SOURCE MATERIAL
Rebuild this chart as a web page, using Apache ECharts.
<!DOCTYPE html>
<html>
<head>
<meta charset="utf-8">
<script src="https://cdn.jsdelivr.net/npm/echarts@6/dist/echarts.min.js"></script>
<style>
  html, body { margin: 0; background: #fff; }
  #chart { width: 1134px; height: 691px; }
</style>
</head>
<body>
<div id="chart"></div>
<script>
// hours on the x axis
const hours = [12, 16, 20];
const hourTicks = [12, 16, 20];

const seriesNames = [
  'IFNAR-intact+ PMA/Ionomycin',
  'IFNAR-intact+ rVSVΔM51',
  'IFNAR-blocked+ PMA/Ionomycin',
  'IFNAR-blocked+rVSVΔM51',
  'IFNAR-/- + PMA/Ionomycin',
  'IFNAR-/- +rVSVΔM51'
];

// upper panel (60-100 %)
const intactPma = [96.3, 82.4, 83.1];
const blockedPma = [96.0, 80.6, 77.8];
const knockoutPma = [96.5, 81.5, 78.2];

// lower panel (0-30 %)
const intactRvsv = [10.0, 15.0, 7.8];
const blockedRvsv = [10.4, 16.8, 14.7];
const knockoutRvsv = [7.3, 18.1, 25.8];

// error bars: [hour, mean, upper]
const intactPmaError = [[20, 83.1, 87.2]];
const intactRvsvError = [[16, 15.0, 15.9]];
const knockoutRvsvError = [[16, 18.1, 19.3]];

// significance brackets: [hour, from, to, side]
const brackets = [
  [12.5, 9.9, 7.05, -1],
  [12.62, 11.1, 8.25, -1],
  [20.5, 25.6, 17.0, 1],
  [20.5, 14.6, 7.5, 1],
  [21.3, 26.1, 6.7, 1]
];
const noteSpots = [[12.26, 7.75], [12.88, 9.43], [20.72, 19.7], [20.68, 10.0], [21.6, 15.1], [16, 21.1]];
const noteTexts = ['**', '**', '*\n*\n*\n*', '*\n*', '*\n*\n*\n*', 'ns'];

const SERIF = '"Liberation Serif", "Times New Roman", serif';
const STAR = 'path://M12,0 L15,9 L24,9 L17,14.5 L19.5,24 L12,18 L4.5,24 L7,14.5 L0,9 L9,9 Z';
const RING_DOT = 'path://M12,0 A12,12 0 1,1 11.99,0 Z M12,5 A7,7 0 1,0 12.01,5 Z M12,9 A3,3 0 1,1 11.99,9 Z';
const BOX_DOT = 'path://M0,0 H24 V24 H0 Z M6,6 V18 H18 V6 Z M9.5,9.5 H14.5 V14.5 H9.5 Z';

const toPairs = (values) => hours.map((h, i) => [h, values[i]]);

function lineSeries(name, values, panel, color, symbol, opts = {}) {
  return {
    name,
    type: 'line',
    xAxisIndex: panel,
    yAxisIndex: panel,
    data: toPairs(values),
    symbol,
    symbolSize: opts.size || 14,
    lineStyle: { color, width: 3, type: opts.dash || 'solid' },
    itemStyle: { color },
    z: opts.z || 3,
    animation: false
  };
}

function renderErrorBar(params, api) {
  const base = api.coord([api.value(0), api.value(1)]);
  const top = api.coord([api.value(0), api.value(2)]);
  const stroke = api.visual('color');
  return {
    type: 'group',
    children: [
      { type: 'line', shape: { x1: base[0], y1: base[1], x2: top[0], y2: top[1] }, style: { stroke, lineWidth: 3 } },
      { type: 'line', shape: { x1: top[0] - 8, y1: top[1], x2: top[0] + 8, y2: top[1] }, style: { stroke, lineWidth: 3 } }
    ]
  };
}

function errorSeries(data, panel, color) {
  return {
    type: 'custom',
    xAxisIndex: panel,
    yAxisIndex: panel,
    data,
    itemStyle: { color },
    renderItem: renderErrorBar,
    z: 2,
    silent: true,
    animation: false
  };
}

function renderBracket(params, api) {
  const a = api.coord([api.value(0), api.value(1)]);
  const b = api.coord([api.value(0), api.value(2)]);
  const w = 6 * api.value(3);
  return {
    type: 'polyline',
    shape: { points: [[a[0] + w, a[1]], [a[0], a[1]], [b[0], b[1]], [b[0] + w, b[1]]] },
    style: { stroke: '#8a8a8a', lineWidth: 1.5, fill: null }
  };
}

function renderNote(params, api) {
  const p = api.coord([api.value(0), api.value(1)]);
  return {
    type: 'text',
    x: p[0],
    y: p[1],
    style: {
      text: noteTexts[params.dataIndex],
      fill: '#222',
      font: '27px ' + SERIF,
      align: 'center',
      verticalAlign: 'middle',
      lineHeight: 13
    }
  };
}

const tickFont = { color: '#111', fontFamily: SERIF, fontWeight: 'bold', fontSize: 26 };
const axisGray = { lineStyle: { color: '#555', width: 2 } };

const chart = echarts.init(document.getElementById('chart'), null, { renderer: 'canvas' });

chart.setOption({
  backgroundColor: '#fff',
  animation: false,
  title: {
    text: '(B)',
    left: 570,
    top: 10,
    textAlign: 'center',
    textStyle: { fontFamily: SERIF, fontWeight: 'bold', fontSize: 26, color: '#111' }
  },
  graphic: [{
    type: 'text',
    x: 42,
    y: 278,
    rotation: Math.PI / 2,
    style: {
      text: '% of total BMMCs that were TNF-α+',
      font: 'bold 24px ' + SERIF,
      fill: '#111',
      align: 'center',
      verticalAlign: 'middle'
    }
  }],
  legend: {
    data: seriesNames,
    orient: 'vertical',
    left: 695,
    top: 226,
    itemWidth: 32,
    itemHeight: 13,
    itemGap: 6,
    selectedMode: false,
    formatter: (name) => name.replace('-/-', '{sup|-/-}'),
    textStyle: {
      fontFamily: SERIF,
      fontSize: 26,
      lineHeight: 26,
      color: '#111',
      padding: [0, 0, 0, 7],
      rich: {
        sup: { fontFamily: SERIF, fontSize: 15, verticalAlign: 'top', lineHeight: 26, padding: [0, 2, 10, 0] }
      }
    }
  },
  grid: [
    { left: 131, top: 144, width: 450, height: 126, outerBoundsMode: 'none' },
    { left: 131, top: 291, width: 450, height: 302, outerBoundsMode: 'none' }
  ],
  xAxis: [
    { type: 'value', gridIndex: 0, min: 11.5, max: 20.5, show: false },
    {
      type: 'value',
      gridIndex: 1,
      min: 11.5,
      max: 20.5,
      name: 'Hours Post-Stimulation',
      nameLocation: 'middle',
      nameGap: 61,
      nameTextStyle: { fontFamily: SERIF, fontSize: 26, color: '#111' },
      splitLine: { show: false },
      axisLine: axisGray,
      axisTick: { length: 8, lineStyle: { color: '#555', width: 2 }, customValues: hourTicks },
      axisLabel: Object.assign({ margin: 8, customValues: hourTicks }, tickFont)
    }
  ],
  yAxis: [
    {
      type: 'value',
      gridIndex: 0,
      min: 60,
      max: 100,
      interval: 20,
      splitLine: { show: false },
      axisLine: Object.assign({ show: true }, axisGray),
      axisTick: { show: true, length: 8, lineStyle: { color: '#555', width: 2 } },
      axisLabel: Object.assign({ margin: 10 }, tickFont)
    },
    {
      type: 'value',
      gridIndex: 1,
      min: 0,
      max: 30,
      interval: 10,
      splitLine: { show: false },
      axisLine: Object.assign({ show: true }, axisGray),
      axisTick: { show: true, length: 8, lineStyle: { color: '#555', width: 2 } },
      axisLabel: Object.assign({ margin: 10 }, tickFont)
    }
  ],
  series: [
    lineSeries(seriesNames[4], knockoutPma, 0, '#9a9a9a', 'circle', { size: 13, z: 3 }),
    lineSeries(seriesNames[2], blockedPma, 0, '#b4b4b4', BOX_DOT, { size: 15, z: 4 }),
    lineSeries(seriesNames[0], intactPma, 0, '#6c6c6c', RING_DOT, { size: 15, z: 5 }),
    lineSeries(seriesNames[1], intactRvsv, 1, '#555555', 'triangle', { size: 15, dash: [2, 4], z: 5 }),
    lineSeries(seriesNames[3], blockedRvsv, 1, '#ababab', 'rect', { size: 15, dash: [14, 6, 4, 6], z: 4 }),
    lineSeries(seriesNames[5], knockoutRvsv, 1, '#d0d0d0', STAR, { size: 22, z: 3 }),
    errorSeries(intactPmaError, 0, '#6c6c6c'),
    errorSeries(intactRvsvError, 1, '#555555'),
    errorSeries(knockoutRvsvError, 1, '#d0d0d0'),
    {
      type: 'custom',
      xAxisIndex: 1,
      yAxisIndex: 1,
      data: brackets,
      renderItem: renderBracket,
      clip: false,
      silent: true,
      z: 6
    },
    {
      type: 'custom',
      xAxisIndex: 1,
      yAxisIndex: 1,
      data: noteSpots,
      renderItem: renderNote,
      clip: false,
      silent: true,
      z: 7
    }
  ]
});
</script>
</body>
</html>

TASK TO CARRY OUT
Write out the listing's lines exactly, from its first line through the line that contains "const knockoutPma = [96.5, 81.5, 78.2];", and stop there.

RESULT
Rebuild this chart as a web page, using Apache ECharts.
<!DOCTYPE html>
<html>
<head>
<meta charset="utf-8">
<script src="https://cdn.jsdelivr.net/npm/echarts@6/dist/echarts.min.js"></script>
<style>
  html, body { margin: 0; background: #fff; }
  #chart { width: 1134px; height: 691px; }
</style>
</head>
<body>
<div id="chart"></div>
<script>
// hours on the x axis
const hours = [12, 16, 20];
const hourTicks = [12, 16, 20];

const seriesNames = [
  'IFNAR-intact+ PMA/Ionomycin',
  'IFNAR-intact+ rVSVΔM51',
  'IFNAR-blocked+ PMA/Ionomycin',
  'IFNAR-blocked+rVSVΔM51',
  'IFNAR-/- + PMA/Ionomycin',
  'IFNAR-/- +rVSVΔM51'
];

// upper panel (60-100 %)
const intactPma = [96.3, 82.4, 83.1];
const blockedPma = [96.0, 80.6, 77.8];
const knockoutPma = [96.5, 81.5, 78.2];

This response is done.